With more farm fatalities in Devon and Cornwall than any other part of the UK, the ‘Growing Safer Farmers’ initiative was officially launched at the Devon County Show last week.

 

This followed a meeting in April among the biggest machinery dealers in the South West to discuss how they could work collaboratively to reduce farm incidents and deaths.

 

With time and cost being the main reasons that farm safety is often overlooked, Devon YFC proposed new measures be introduced by both dealerships and independent mechanics to make safety more accessible across the board.

 

So far, over 20 dealers and mechanics have agreed to and begun to implement:

  • Producing advisory notices, flagging up any safety issues on machinery.
  • Providing a discount for an annual health check on PTO shafts and brakes.
  • Backing the Devon YFC kitemark standards for dealerships to show their commitment to farm safety.

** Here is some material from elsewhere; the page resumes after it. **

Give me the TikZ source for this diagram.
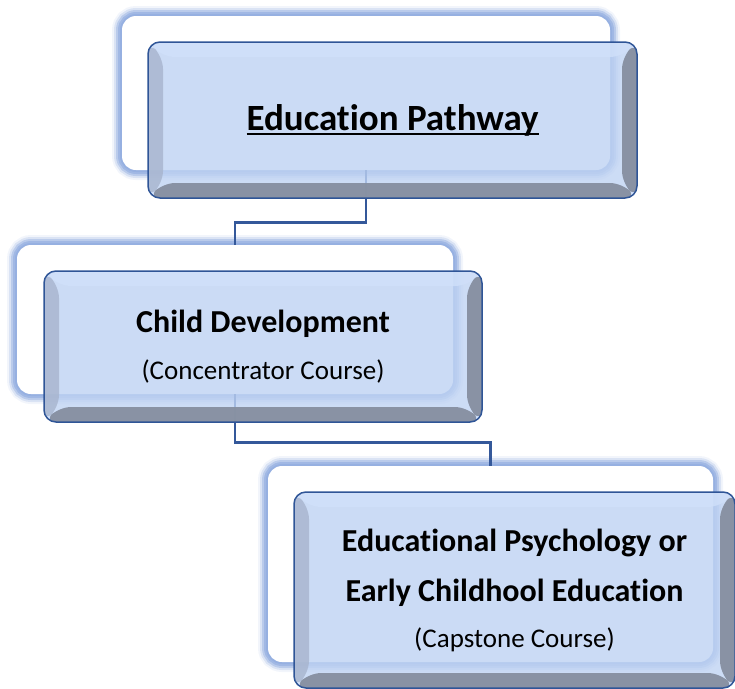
\documentclass[tikz,border=0pt]{standalone}
\usepackage{fontspec}
\setmainfont{Carlito}[Ligatures={NoCommon,NoRequired,NoContextual}]
\usetikzlibrary{positioning}

\definecolor{glowblue}{HTML}{93AEE0}
\definecolor{faceblue}{HTML}{BFD3F3}
\definecolor{bevtop}{HTML}{D0E0FA}
\definecolor{bevleft}{HTML}{A7B4CD}
\definecolor{bevdark}{HTML}{868FA0}
\definecolor{edgeblue}{HTML}{2F5597}
\definecolor{linkblue}{HTML}{34589A}

% heavy underline sitting close to the baseline
\newcommand\headline[1]{\setbox0\hbox{#1}\rlap{\rule[-5pt]{\wd0}{2.2pt}}\box0}

\tikzset{
  backbox/.style={rectangle, rounded corners=14pt, inner sep=0pt, fill=white,
    preaction={draw=glowblue, line width=20pt, draw opacity=0.12},
    preaction={draw=glowblue, line width=16pt, draw opacity=0.25},
    preaction={draw=glowblue, line width=12pt, draw opacity=0.45},
    preaction={draw=glowblue, line width=8pt, draw opacity=0.65},
    preaction={draw=glowblue, line width=4pt, draw opacity=0.8}},
  frontbox/.style={rectangle, rounded corners=12pt, inner sep=0pt, align=center,
    fill=faceblue, fill opacity=0.8, text opacity=1,
    draw=edgeblue, draw opacity=1, line width=1.5pt,
    path picture={
      \coordinate (nw) at (path picture bounding box.north west);
      \coordinate (ne) at (path picture bounding box.north east);
      \coordinate (sw) at (path picture bounding box.south west);
      \coordinate (se) at (path picture bounding box.south east);
      \fill[bevtop, fill opacity=0.8] (nw) -- (ne) -- ([shift={(-15,15)}]ne) -- ([shift={(15,15)}]nw) -- cycle;
      \fill[bevleft, fill opacity=0.8] (nw) -- ([shift={(15,15)}]nw) -- ([shift={(15,-15)}]sw) -- (sw) -- cycle;
      \fill[bevdark, fill opacity=0.95] (ne) -- (se) -- ([shift={(-15,-15)}]se) -- ([shift={(-15,15)}]ne) -- cycle;
      \fill[bevdark, fill opacity=0.95] (sw) -- (se) -- ([shift={(-15,-15)}]se) -- ([shift={(15,-15)}]sw) -- cycle;
    }},
  link/.style={draw=linkblue, line width=2.6pt},
  bigtitle/.style={font=\bfseries\fontsize{37}{44}\selectfont},
  course/.style={font=\bfseries\fontsize{32}{50}\selectfont}
}

\begin{document}
\begin{tikzpicture}[x=1pt, y=-1pt]
  \useasboundingbox (0,0) rectangle (735,688);

  % boxes behind
  \node[backbox, minimum width=488pt, minimum height=154pt] (pathBack) at (366,93) {};
  \node[backbox, minimum width=436pt, minimum height=149pt] (childBack) at (235,319.5) {};
  \node[backbox, minimum width=445pt, minimum height=196pt] (capBack) at (490.5,564) {};

  % elbow connectors
  \draw[link] (pathBack.south) -- ++(0,52) -| (childBack.north);
  \draw[link] (childBack.south) -- ++(0,48) -| (capBack.north);

  % bevelled boxes in front
  \node[frontbox, bigtitle, minimum width=489pt, minimum height=156pt] (path) at (392.5,120)
    {\headline{Education Pathway}};
  \node[frontbox, course, minimum width=438pt, minimum height=151pt] (child) at (263,346.5)
    {Child Development\\[-3pt]{\mdseries\fontsize{27}{30}\selectfont (Concentrator Course)}};
  \node[frontbox, course, minimum width=441pt, minimum height=196pt] (cap) at (514.5,590)
    {Educational Psychology or\\Early Childhool Education\\[-4pt]{\mdseries\fontsize{27}{30}\selectfont (Capstone Course)}};
\end{tikzpicture}
\end{document}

The campaign has received royal backing, with HRH the Countess of Wessex appearing at the launch last week.

 

Influence

 

It now looks set to be implemented throughout the country.

 

“This is a great initiative and something I’ll be working with Devon YFC to roll out nationally,” said Ed Ford, NFYFC chairman.

 

“As a federation, we have the power to go to the big firms and say that this is something they need to get behind.”

 

While farmers were aware of the implications of inadequate safety measures, they were still being unsafe, said Rob Pearce, principle inspector for the Health and Safety Executive.

 

“The biggest influence in the farming industry is the young farmers,” he added.

 

“On moral grounds, we should be saying enough is enough – health and safety needs to be a part of something farmers do every day.”